One of last year's Phase I recipients, the University of Tennessee-Knoxville team, poses in front of their sustainable home. (EPA)
The EPA has awarded 43 grants to teams of university students who will design technologies addressing sustainability challenges in the developed and developing world. The People, Prosperity, and the Planet (P3) competition asks students to design and build technologies that improve quality of life, promote economic development, and protect the environment.

The 2009-2010 competition begins in Phase I with the award of $10,000 grants to student teams who submit applications that focus on a wide range of categories, including water, energy, agriculture, built environment, materials and chemicals, and information technology.

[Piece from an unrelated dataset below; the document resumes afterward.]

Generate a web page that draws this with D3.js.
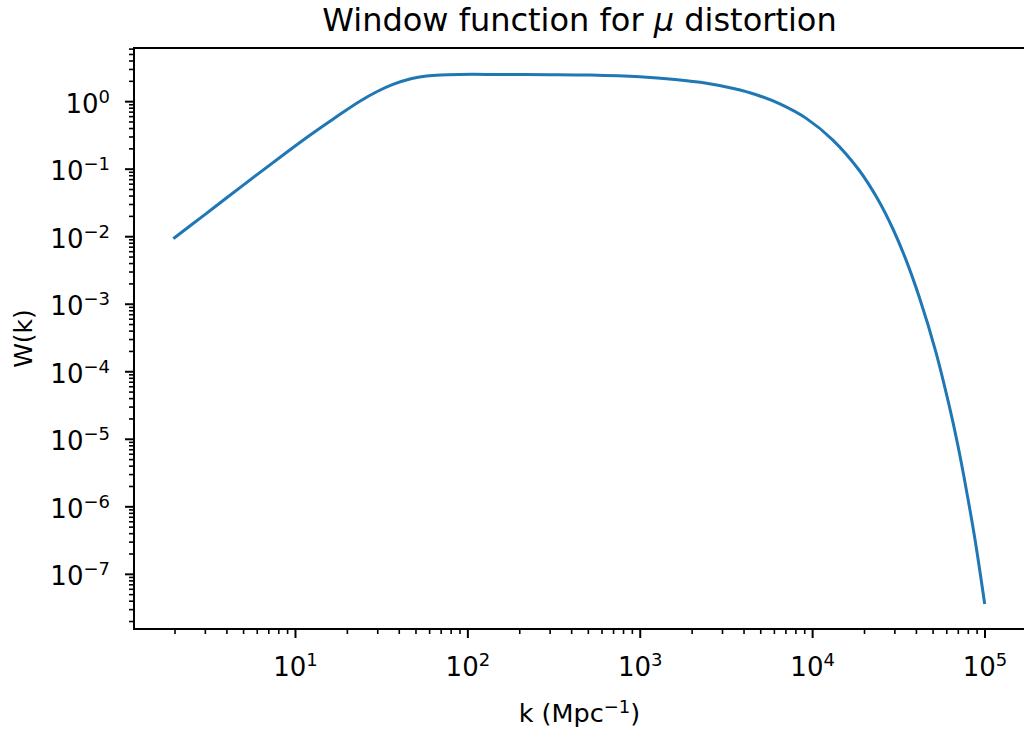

After working on the project for eight months, the teams will bring their designs to the 6th Annual National Sustainable Design Expo on the National Mall in Washington, D.C. At the Expo, the projects will be judged by a panel of judges selected by the American Association for the Advancement of Science. Only a few will be awarded P3 Awards and Phase II grants up to $75,000 to further their designs, implement them in the field, or move them to the marketplace.

A Jacksonville University team is among the select Phase I recipients. They are developing a design and implementation plan for collecting rainwater runoff from roofs, wastewater from laundry machines, and condensation from air conditioners.

An Oklahoma State University team is designing LED lighting for home and office use, and assessing its impact on potential consumers.

Pennsylvania State University students are building and monitoring a wind turbine along Interstate 81.

A recyclable heterogeneous catalyst is being developed by South Dakota University students - for continuous biodiesel production using local waste grease, recycled oil, and potentially algae.

Wellesley College, Harvard, MIT, and Qinghai Normal University students comprise a team that is developing a 3-in-1 solar cooker, heater, and electricity generator to help bring clean energy to the rural Himalayas.